Strumming an electric rhythm guitar and rubbing her hips against the beat, she sang with fluid strength and skipped over the various periods of her career, backed by a jazzy four-piece band. As frequently was suggested last night, Mitchell embodies the best aspects of the 1970s singer-songwriter trend. Amid colleagues as varied as James Taylor, Paul Simon, and Laura Nyro, Mitchell took the biggest chances; her music consistently has been among the most radical in form and idea. For all of her obsessive self-absorption, Mitchell has an eye for the precise detail that illuminates a lyric, and an ear for the kind of off-balance, quirky rhythms that express the mixed emotions that fill so many of her songs.

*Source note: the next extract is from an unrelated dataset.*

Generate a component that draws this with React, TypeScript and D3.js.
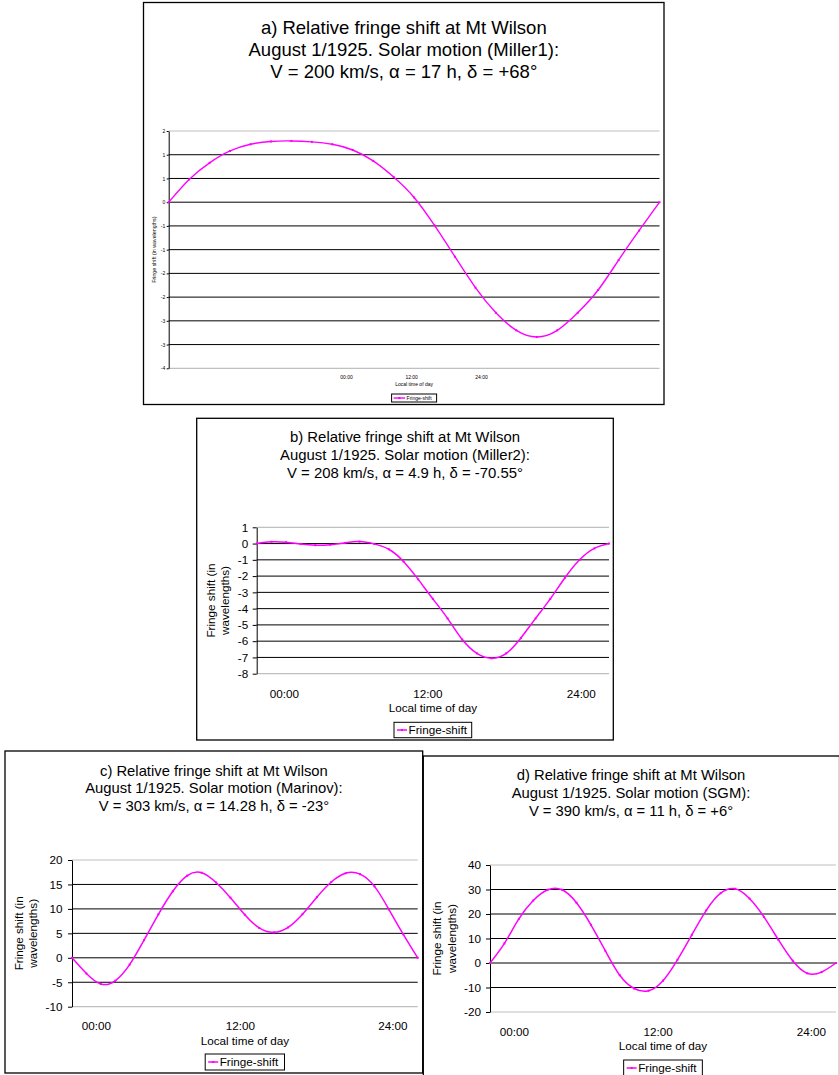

On early 1970s albums such as “Blue,” “For the Roses” and “Court and Spark,” she proved that she had both a questing artist’s spirit and an enormous popular appeal. The low point of her career came later in the decade, when her fondness for jazz’s radical possibilities made her feel self-conscious about technique and experimentalism.

At the Mann Music Center last night, all of those qualities filtered through Mitchell’s show. One minute she would be tumbling through an agonizingly discursive tune like “God Must Be A Boogie Man,” from the doomed “Mingus” album. A few minutes later, she would perform a lovely simple version of “A Case of You.”